:: Source data ::
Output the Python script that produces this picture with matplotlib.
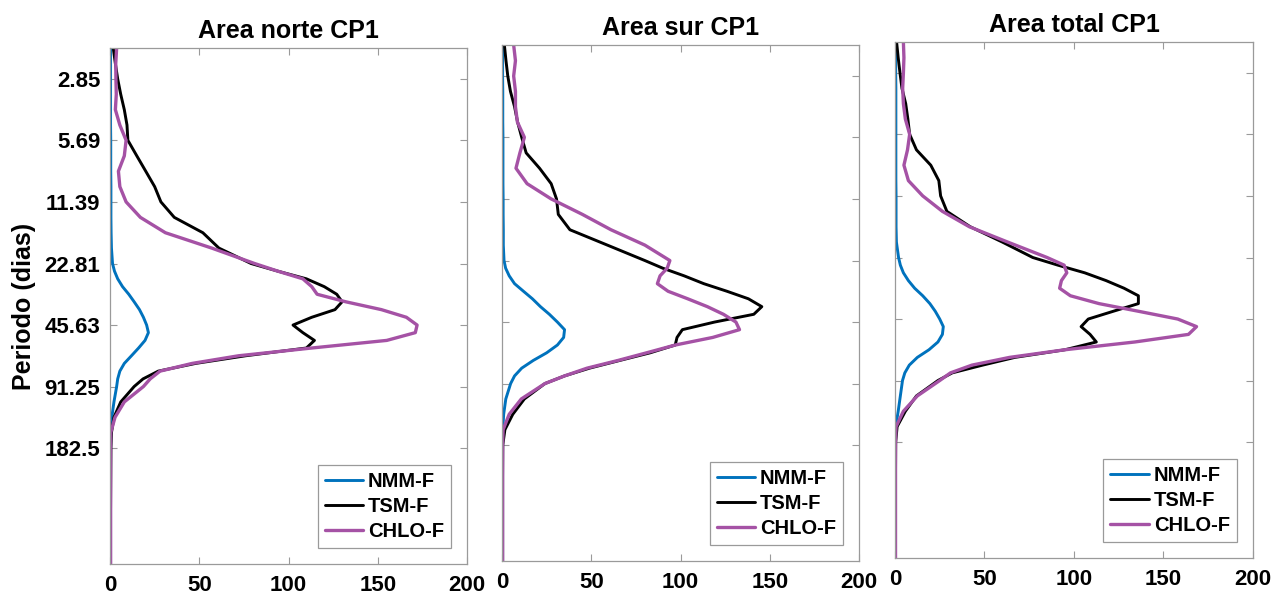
import numpy as np
import matplotlib.pyplot as plt
from matplotlib.ticker import NullLocator

plt.rcParams['font.family'] = ['Liberation Sans', 'DejaVu Sans']
plt.rcParams['font.weight'] = 'bold'

# periodo (dias), eje vertical
periods = [2.01, 2.40, 2.85, 3.39, 4.03, 4.79, 5.69, 6.78, 8.06, 9.59,
           11.39, 13.56, 16.12, 19.17, 22.81, 24.86, 27.10, 29.60, 32.25, 35.10,
           38.35, 41.80, 45.63, 49.70, 54.25, 59.10, 64.50, 70.30, 76.70, 83.70,
           91.25, 108.5, 129.0, 153.4, 182.5, 258.0, 365.0, 516.0, 674.0]

# Area norte
norte_nmm = [0.3, 0.3, 0.3, 0.3, 0.3, 0.3, 0.4, 0.4, 0.4, 0.5,
             0.5, 0.5, 0.6, 0.8, 1.4, 2.5, 4.3, 7.0, 10.5, 13.5,
             16.5, 18.7, 20.5, 21.5, 19.6, 16.0, 12.0, 8.0, 5.5, 4.3,
             3.7, 2.2, 1.0, 0.4, 0.3, 0.3, 0.3, 0.3, 0.3]
norte_tsm = [1.8, 3.0, 4.3, 6.0, 8.0, 9.5, 10.0, 15.0, 20.0, 25.0,
             28.5, 36.0, 52.0, 61.0, 79.0, 94.0, 110.0, 120.0, 127.0, 130.0,
             126.0, 113.0, 102.5, 108.0, 114.5, 110.0, 76.0, 48.0, 27.0, 18.5,
             13.5, 6.0, 2.2, 0.8, 0.5, 0.4, 0.3, 0.3, 0.3]
norte_chl = [3.7, 3.2, 3.3, 3.5, 3.0, 5.5, 9.0, 8.0, 4.7, 5.5,
             9.0, 17.0, 31.0, 57.0, 81.0, 94.0, 108.0, 113.0, 116.0, 132.0,
             152.0, 166.0, 172.0, 171.0, 155.0, 113.0, 72.0, 46.0, 28.0, 22.5,
             18.7, 8.0, 2.8, 0.4, 0.3, 0.3, 0.3, 0.3, 0.3]

# Area sur
sur_nmm = [0.3, 0.3, 0.3, 0.4, 0.4, 0.4, 0.5, 0.5, 0.5, 0.5,
           0.6, 0.6, 0.7, 0.7, 1.1, 2.0, 4.0, 7.0, 12.0, 17.0,
           21.5, 26.5, 31.0, 35.0, 34.5, 31.0, 25.0, 17.5, 11.0, 7.0,
           4.8, 2.1, 0.9, 0.4, 0.3, 0.3, 0.3, 0.3, 0.3]
sur_tsm = [1.3, 2.2, 3.2, 4.7, 7.0, 8.7, 11.0, 13.5, 21.0, 27.5,
           30.5, 31.5, 38.0, 59.0, 80.0, 90.0, 102.0, 113.0, 126.0, 138.0,
           145.5, 141.0, 119.0, 101.0, 98.0, 97.0, 83.0, 66.0, 49.0, 35.0,
           24.0, 12.5, 6.0, 1.6, 0.4, 0.3, 0.3, 0.3, 0.3]
sur_chl = [6.5, 7.5, 6.5, 7.5, 7.5, 8.6, 12.5, 10.0, 7.8, 14.0,
           27.5, 45.0, 61.0, 80.0, 94.0, 92.5, 88.5, 87.0, 93.0, 104.0,
           115.0, 124.0, 131.0, 133.0, 118.0, 97.0, 81.0, 65.0, 47.6, 35.0,
           24.0, 10.8, 4.0, 0.6, 0.3, 0.3, 0.3, 0.3, 0.3]

# Area total
total_nmm = [0.4, 0.4, 0.4, 0.5, 0.5, 0.5, 0.5, 0.5, 0.5, 0.5,
             0.6, 0.6, 0.6, 0.8, 2.0, 3.0, 4.7, 7.5, 11.0, 15.5,
             19.5, 22.5, 25.0, 27.0, 26.5, 24.0, 19.0, 12.5, 8.0, 5.5,
             4.2, 3.0, 1.8, 0.4, 0.3, 0.3, 0.3, 0.3, 0.3]
total_tsm = [0.9, 1.8, 2.8, 3.9, 6.0, 7.2, 8.2, 12.0, 20.0, 24.5,
             25.5, 29.0, 42.0, 60.0, 77.0, 91.0, 106.0, 118.0, 128.0, 136.0,
             136.0, 122.0, 108.0, 104.0, 109.0, 112.5, 95.0, 67.0, 49.0, 32.0,
             24.0, 12.0, 5.8, 1.2, 0.4, 0.3, 0.3, 0.3, 0.3]
total_chl = [4.7, 5.0, 4.7, 4.3, 4.7, 5.8, 8.2, 7.0, 5.0, 7.5,
             15.5, 26.5, 41.5, 63.0, 85.0, 94.5, 96.0, 93.0, 92.0, 98.0,
             114.0, 136.0, 158.0, 168.5, 164.0, 134.0, 95.0, 64.0, 43.0, 31.0,
             25.0, 12.5, 4.7, 0.6, 0.3, 0.3, 0.3, 0.3, 0.3]

titles = ['Area norte CP1', 'Area sur CP1', 'Area total CP1']
labels = ['NMM-F', 'TSM-F', 'CHLO-F']
colors = ['#0072BD', 'black', '#A552A5']
ytick_vals = [2.85, 5.69, 11.39, 22.81, 45.63, 91.25, 182.5]
ytick_labels = ['2.85', '5.69', '11.39', '22.81', '45.63', '91.25', '182.5']
xtick_vals = [0, 50, 100, 150, 200]

data = [[norte_nmm, norte_tsm, norte_chl],
        [sur_nmm, sur_tsm, sur_chl],
        [total_nmm, total_tsm, total_chl]]

# the three panels sit a few pixels apart vertically, like the original
boxes = [[0.0865, 0.0537, 0.2807, 0.8658],
         [0.3947, 0.0587, 0.2807, 0.8658],
         [0.7036, 0.0638, 0.2814, 0.8658]]

fig = plt.figure(figsize=(12.72, 5.96), dpi=100)

for i in range(3):
    ax = fig.add_axes(boxes[i])
    for vals, lab, c, lw in zip(data[i], labels, colors, [2.1, 2.1, 2.4]):
        ax.plot(vals, periods, color=c, lw=lw, label=lab,
                solid_joinstyle='round', solid_capstyle='round')

    ax.set_yscale('log')
    ax.set_ylim(674, 2.01)
    ax.set_xlim(0, 200)
    ax.set_xticks(xtick_vals)
    ax.set_yticks(ytick_vals)
    ax.yaxis.set_minor_locator(NullLocator())
    if i == 0:
        ax.set_yticklabels(ytick_labels)
        ax.set_ylabel('Periodo (dias)', fontsize=18, fontweight='bold', labelpad=6)
    else:
        ax.set_yticklabels([])

    ax.tick_params(direction='in', top=True, right=True, length=5, width=0.8,
                   color='#9a9a9a', labelsize=16)
    ax.tick_params(axis='x', pad=8)
    ax.tick_params(axis='y', pad=7)
    for s in ax.spines.values():
        s.set_color('#9a9a9a')
        s.set_linewidth(0.9)

    ax.set_title(titles[i], fontsize=18, fontweight='bold', pad=7)

    leg = ax.legend(loc='lower right', fontsize=14.5, frameon=True, fancybox=False,
                    edgecolor='#9a9a9a', framealpha=1, borderaxespad=0.8,
                    handlelength=1.9, handletextpad=0.25, labelspacing=0.3,
                    borderpad=0.35)
    leg.get_frame().set_linewidth(0.9)

plt.savefig('out.png', dpi=100)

:: Stated task ::
Your task is to return the lines above, from the first one up to and including the line containing "18.7, 8.0, 2.8, 0.4, 0.3, 0.3, 0.3, 0.3, 0.3]", minus any pictures.

:: Correct output ::
Output the Python script that produces this picture with matplotlib.
import numpy as np
import matplotlib.pyplot as plt
from matplotlib.ticker import NullLocator

plt.rcParams['font.family'] = ['Liberation Sans', 'DejaVu Sans']
plt.rcParams['font.weight'] = 'bold'

# periodo (dias), eje vertical
periods = [2.01, 2.40, 2.85, 3.39, 4.03, 4.79, 5.69, 6.78, 8.06, 9.59,
           11.39, 13.56, 16.12, 19.17, 22.81, 24.86, 27.10, 29.60, 32.25, 35.10,
           38.35, 41.80, 45.63, 49.70, 54.25, 59.10, 64.50, 70.30, 76.70, 83.70,
           91.25, 108.5, 129.0, 153.4, 182.5, 258.0, 365.0, 516.0, 674.0]

# Area norte
norte_nmm = [0.3, 0.3, 0.3, 0.3, 0.3, 0.3, 0.4, 0.4, 0.4, 0.5,
             0.5, 0.5, 0.6, 0.8, 1.4, 2.5, 4.3, 7.0, 10.5, 13.5,
             16.5, 18.7, 20.5, 21.5, 19.6, 16.0, 12.0, 8.0, 5.5, 4.3,
             3.7, 2.2, 1.0, 0.4, 0.3, 0.3, 0.3, 0.3, 0.3]
norte_tsm = [1.8, 3.0, 4.3, 6.0, 8.0, 9.5, 10.0, 15.0, 20.0, 25.0,
             28.5, 36.0, 52.0, 61.0, 79.0, 94.0, 110.0, 120.0, 127.0, 130.0,
             126.0, 113.0, 102.5, 108.0, 114.5, 110.0, 76.0, 48.0, 27.0, 18.5,
             13.5, 6.0, 2.2, 0.8, 0.5, 0.4, 0.3, 0.3, 0.3]
norte_chl = [3.7, 3.2, 3.3, 3.5, 3.0, 5.5, 9.0, 8.0, 4.7, 5.5,
             9.0, 17.0, 31.0, 57.0, 81.0, 94.0, 108.0, 113.0, 116.0, 132.0,
             152.0, 166.0, 172.0, 171.0, 155.0, 113.0, 72.0, 46.0, 28.0, 22.5,
             18.7, 8.0, 2.8, 0.4, 0.3, 0.3, 0.3, 0.3, 0.3]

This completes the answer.